*The task*: Restate the whole listing word for word. Pictures are left out.

[Code that draws figures]

--------------------------------------------------

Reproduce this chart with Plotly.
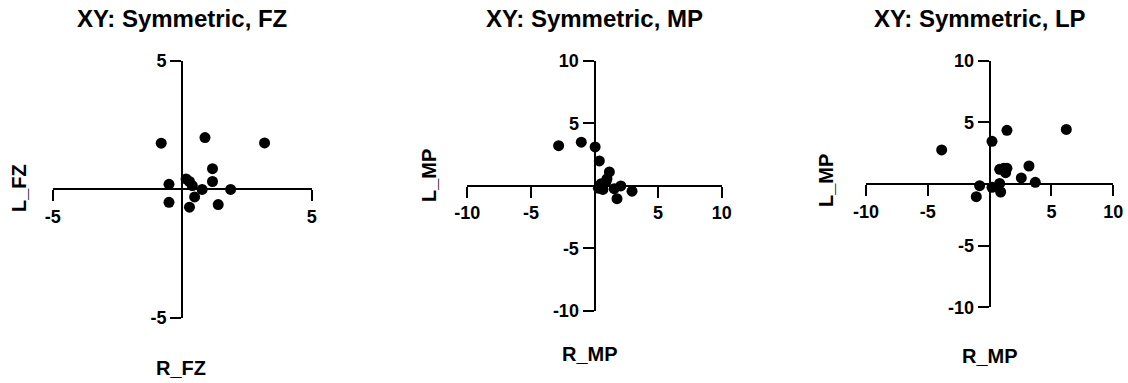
import plotly.graph_objects as go

W, H = 1128, 383

# Panel 1: FZ
fz_r = [-0.81, 0.88, 3.18, 1.17, 1.17, 0.15, 0.28, 0.39, 0.77, 1.87, -0.51, -0.51, 0.48, 0.28, 1.39]
fz_l = [1.79, 2.01, 1.80, 0.80, 0.30, 0.40, 0.30, 0.14, -0.01, -0.01, 0.19, -0.51, -0.30, -0.70, -0.60]

# Panel 2: MP
mp_r = [-2.82, -1.04, 0.05, 0.38, 1.17, 0.98, 0.52, 0.31, 0.66, 1.55, 2.07, 2.95, 1.77, 0.90]
mp_l = [3.20, 3.48, 3.10, 1.98, 1.10, 0.55, 0.16, -0.20, -0.30, -0.24, -0.02, -0.44, -1.04, 0.30]

# Panel 3: LP
lp_r = [-3.88, 0.19, 1.40, 6.20, 0.81, 1.13, 1.40, 1.29, 3.18, 2.56, 3.69, 0.81, -0.81, 0.19, 0.89, -1.08]
lp_l = [2.76, 3.46, 4.35, 4.43, 1.19, 1.27, 1.27, 0.92, 1.46, 0.49, 0.14, 0.05, -0.14, -0.27, -0.65, -1.03]

titles = ["XY: Symmetric, FZ", "XY: Symmetric, MP", "XY: Symmetric, LP"]
x_titles = ["R_FZ", "R_MP", "R_MP"]
y_titles = ["L_FZ", "L_MP", "L_MP"]
ticks_fz = [-5, 5]
ticks_mp = [-10, -5, 5, 10]

FONT = "Liberation Sans"

# pixel geometry of each panel: (x_left, x_right, y_top, y_bottom)
panels = [
    (52.7, 311.7, 60.7, 317.7),
    (467.3, 721.7, 60.7, 310.7),
    (866.0, 1113.3, 60.7, 307.3),
]
ranges = [5, 10, 10]
tickvals = [ticks_fz, ticks_mp, ticks_mp]
data = [(fz_r, fz_l), (mp_r, mp_l), (lp_r, lp_l)]

fig = go.Figure()
layout = dict(
    width=W, height=H,
    margin=dict(l=0, r=0, t=0, b=0, autoexpand=False),
    paper_bgcolor="white", plot_bgcolor="white",
    showlegend=False,
    font=dict(family=FONT, color="black"),
)
annotations = []

title_x = [182, 594, 980]
xt_pos = [(181, 368), (590, 354), (990, 356)]
yt_pos = [(19, 188), (429, 176), (826, 181)]

for i, ((xl, xr, yt, yb), rg, tv, (xs, ys)) in enumerate(zip(panels, ranges, tickvals, data)):
    n = "" if i == 0 else str(i + 1)
    xdom = [xl / W, xr / W]
    ydom = [1 - yb / H, 1 - yt / H]
    xmid = (xdom[0] + xdom[1]) / 2
    ymid = (ydom[0] + ydom[1]) / 2
    axcommon = dict(
        showgrid=False, zeroline=False, showline=True,
        linecolor="black", linewidth=2,
        ticks="outside", ticklen=11, tickwidth=2, tickcolor="black",
        tickvals=tv, ticktext=[str(v) for v in tv],
        tickfont=dict(family=FONT, size=18, color="black", weight="bold"),
        range=[-rg, rg], fixedrange=True, automargin=False,
    )
    layout["xaxis" + n] = dict(axcommon, domain=xdom, anchor="free", position=ymid)
    layout["yaxis" + n] = dict(axcommon, domain=ydom, anchor="free", position=xmid)
    fig.add_trace(go.Scatter(
        x=xs, y=ys, mode="markers",
        marker=dict(color="black", size=11),
        xaxis="x" + n, yaxis="y" + n,
    ))
    annotations.append(dict(
        text="<b>" + titles[i] + "</b>", x=title_x[i] / W, y=1 - 18 / H,
        xref="paper", yref="paper", showarrow=False,
        xanchor="center", yanchor="middle",
        font=dict(family=FONT, size=24, color="black"),
    ))
    annotations.append(dict(
        text="<b>" + x_titles[i] + "</b>", x=xt_pos[i][0] / W, y=1 - xt_pos[i][1] / H,
        xref="paper", yref="paper", showarrow=False,
        xanchor="center", yanchor="middle",
        font=dict(family=FONT, size=20, color="black"),
    ))
    annotations.append(dict(
        text="<b>" + y_titles[i] + "</b>", x=yt_pos[i][0] / W, y=1 - yt_pos[i][1] / H,
        xref="paper", yref="paper", showarrow=False, textangle=-90,
        xanchor="center", yanchor="middle",
        font=dict(family=FONT, size=20, color="black"),
    ))

layout["annotations"] = annotations
fig.update_layout(**layout)
fig.write_html("out.html")
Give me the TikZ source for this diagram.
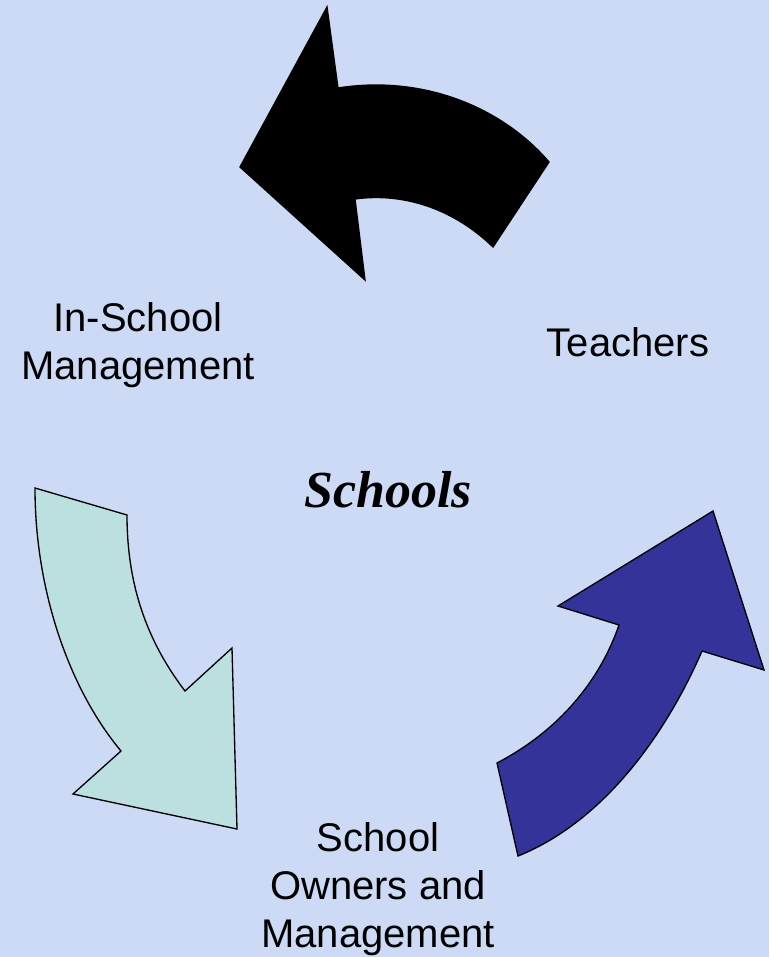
\documentclass[tikz,border=0pt]{standalone}
\usepackage{fontspec}
\setmainfont{Liberation Sans}
\newfontfamily\timesfont{Liberation Serif}
\definecolor{paper}{RGB}{204,218,246}
\definecolor{paleteal}{RGB}{188,224,224}
\definecolor{indigo}{RGB}{51,51,153}

\begin{document}
\begin{tikzpicture}[
  x=0.75pt, y=-0.75pt,
  bigarrow/.style={draw=black, line width=1pt, line join=miter},
  label/.style={align=center, font=\fontsize{30}{35.8}\selectfont},
  ]
\fill[paper] (0,0) rectangle (769,957);
\useasboundingbox (0,0) rectangle (769,957);
% top arrow, back towards the management
\filldraw[bigarrow, fill=black] (327,7) -- (338,88)
  .. controls (420,75) and (500,105) .. (549,162)
  -- (493,247)
  .. controls (455,210) and (405,192) .. (355,199)
  -- (365,280) -- (240,167) -- cycle;
% left arrow, down to the owners
\filldraw[bigarrow, fill=paleteal] (35,488) -- (127,515)
  .. controls (127,590) and (150,645) .. (185,691)
  -- (232,648) -- (237,829) -- (73,794) -- (121,751)
  .. controls (70,690) and (35,592) .. (35,488) -- cycle;
% right arrow, up to the teachers
\filldraw[bigarrow, fill=indigo] (497,763)
  .. controls (560,730) and (600,680) .. (619,625)
  -- (558,606) -- (713,511) -- (764,670) -- (702,651)
  .. controls (662,743) and (598,824) .. (518,856) -- cycle;
\node[label] (inschool) at (138,345) {In-School\\Management};
\node[label] (teachers) at (628,342) {Teachers};
\node[label] (owners) at (378,889) {School\\Owners and\\Management};
\node[font=\timesfont\fontsize{39}{40}\selectfont\bfseries\itshape] (schools) at (388,490) {Schools};
\end{tikzpicture}
\end{document}
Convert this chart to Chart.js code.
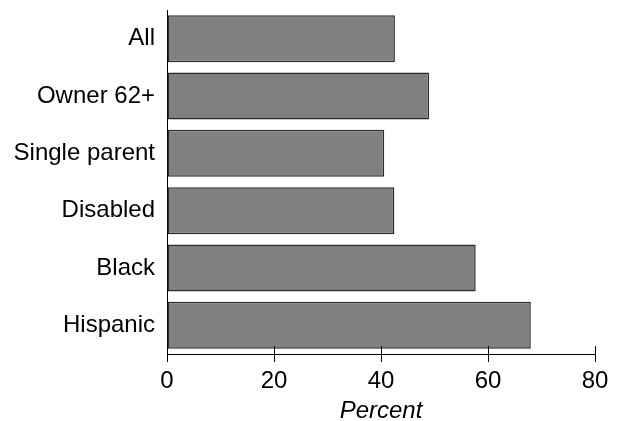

--------------------------------------------------

*Reply*:
Reproduce this chart with Plotly.
import plotly.graph_objects as go

W, H = 1128, 383

# Panel 1: FZ
fz_r = [-0.81, 0.88, 3.18, 1.17, 1.17, 0.15, 0.28, 0.39, 0.77, 1.87, -0.51, -0.51, 0.48, 0.28, 1.39]
fz_l = [1.79, 2.01, 1.80, 0.80, 0.30, 0.40, 0.30, 0.14, -0.01, -0.01, 0.19, -0.51, -0.30, -0.70, -0.60]

# Panel 2: MP
mp_r = [-2.82, -1.04, 0.05, 0.38, 1.17, 0.98, 0.52, 0.31, 0.66, 1.55, 2.07, 2.95, 1.77, 0.90]
mp_l = [3.20, 3.48, 3.10, 1.98, 1.10, 0.55, 0.16, -0.20, -0.30, -0.24, -0.02, -0.44, -1.04, 0.30]

# Panel 3: LP
lp_r = [-3.88, 0.19, 1.40, 6.20, 0.81, 1.13, 1.40, 1.29, 3.18, 2.56, 3.69, 0.81, -0.81, 0.19, 0.89, -1.08]
lp_l = [2.76, 3.46, 4.35, 4.43, 1.19, 1.27, 1.27, 0.92, 1.46, 0.49, 0.14, 0.05, -0.14, -0.27, -0.65, -1.03]

titles = ["XY: Symmetric, FZ", "XY: Symmetric, MP", "XY: Symmetric, LP"]
x_titles = ["R_FZ", "R_MP", "R_MP"]
y_titles = ["L_FZ", "L_MP", "L_MP"]
ticks_fz = [-5, 5]
ticks_mp = [-10, -5, 5, 10]

FONT = "Liberation Sans"

# pixel geometry of each panel: (x_left, x_right, y_top, y_bottom)
panels = [
    (52.7, 311.7, 60.7, 317.7),
    (467.3, 721.7, 60.7, 310.7),
    (866.0, 1113.3, 60.7, 307.3),
]
ranges = [5, 10, 10]
tickvals = [ticks_fz, ticks_mp, ticks_mp]
data = [(fz_r, fz_l), (mp_r, mp_l), (lp_r, lp_l)]

fig = go.Figure()
layout = dict(
    width=W, height=H,
    margin=dict(l=0, r=0, t=0, b=0, autoexpand=False),
    paper_bgcolor="white", plot_bgcolor="white",
    showlegend=False,
    font=dict(family=FONT, color="black"),
)
annotations = []

title_x = [182, 594, 980]
xt_pos = [(181, 368), (590, 354), (990, 356)]
yt_pos = [(19, 188), (429, 176), (826, 181)]

for i, ((xl, xr, yt, yb), rg, tv, (xs, ys)) in enumerate(zip(panels, ranges, tickvals, data)):
    n = "" if i == 0 else str(i + 1)
    xdom = [xl / W, xr / W]
    ydom = [1 - yb / H, 1 - yt / H]
    xmid = (xdom[0] + xdom[1]) / 2
    ymid = (ydom[0] + ydom[1]) / 2
    axcommon = dict(
        showgrid=False, zeroline=False, showline=True,
        linecolor="black", linewidth=2,
        ticks="outside", ticklen=11, tickwidth=2, tickcolor="black",
        tickvals=tv, ticktext=[str(v) for v in tv],
        tickfont=dict(family=FONT, size=18, color="black", weight="bold"),
        range=[-rg, rg], fixedrange=True, automargin=False,
    )
    layout["xaxis" + n] = dict(axcommon, domain=xdom, anchor="free", position=ymid)
    layout["yaxis" + n] = dict(axcommon, domain=ydom, anchor="free", position=xmid)
    fig.add_trace(go.Scatter(
        x=xs, y=ys, mode="markers",
        marker=dict(color="black", size=11),
        xaxis="x" + n, yaxis="y" + n,
    ))
    annotations.append(dict(
        text="<b>" + titles[i] + "</b>", x=title_x[i] / W, y=1 - 18 / H,
        xref="paper", yref="paper", showarrow=False,
        xanchor="center", yanchor="middle",
        font=dict(family=FONT, size=24, color="black"),
    ))
    annotations.append(dict(
        text="<b>" + x_titles[i] + "</b>", x=xt_pos[i][0] / W, y=1 - xt_pos[i][1] / H,
        xref="paper", yref="paper", showarrow=False,
        xanchor="center", yanchor="middle",
        font=dict(family=FONT, size=20, color="black"),
    ))
    annotations.append(dict(
        text="<b>" + y_titles[i] + "</b>", x=yt_pos[i][0] / W, y=1 - yt_pos[i][1] / H,
        xref="paper", yref="paper", showarrow=False, textangle=-90,
        xanchor="center", yanchor="middle",
        font=dict(family=FONT, size=20, color="black"),
    ))

layout["annotations"] = annotations
fig.update_layout(**layout)
fig.write_html("out.html")
Give me the TikZ source for this diagram.
\documentclass[tikz,border=0pt]{standalone}
\usepackage{fontspec}
\setmainfont{Liberation Sans}
\newfontfamily\timesfont{Liberation Serif}
\definecolor{paper}{RGB}{204,218,246}
\definecolor{paleteal}{RGB}{188,224,224}
\definecolor{indigo}{RGB}{51,51,153}

\begin{document}
\begin{tikzpicture}[
  x=0.75pt, y=-0.75pt,
  bigarrow/.style={draw=black, line width=1pt, line join=miter},
  label/.style={align=center, font=\fontsize{30}{35.8}\selectfont},
  ]
\fill[paper] (0,0) rectangle (769,957);
\useasboundingbox (0,0) rectangle (769,957);
% top arrow, back towards the management
\filldraw[bigarrow, fill=black] (327,7) -- (338,88)
  .. controls (420,75) and (500,105) .. (549,162)
  -- (493,247)
  .. controls (455,210) and (405,192) .. (355,199)
  -- (365,280) -- (240,167) -- cycle;
% left arrow, down to the owners
\filldraw[bigarrow, fill=paleteal] (35,488) -- (127,515)
  .. controls (127,590) and (150,645) .. (185,691)
  -- (232,648) -- (237,829) -- (73,794) -- (121,751)
  .. controls (70,690) and (35,592) .. (35,488) -- cycle;
% right arrow, up to the teachers
\filldraw[bigarrow, fill=indigo] (497,763)
  .. controls (560,730) and (600,680) .. (619,625)
  -- (558,606) -- (713,511) -- (764,670) -- (702,651)
  .. controls (662,743) and (598,824) .. (518,856) -- cycle;
\node[label] (inschool) at (138,345) {In-School\\Management};
\node[label] (teachers) at (628,342) {Teachers};
\node[label] (owners) at (378,889) {School\\Owners and\\Management};
\node[font=\timesfont\fontsize{39}{40}\selectfont\bfseries\itshape] (schools) at (388,490) {Schools};
\end{tikzpicture}
\end{document}
Convert this chart to Chart.js code.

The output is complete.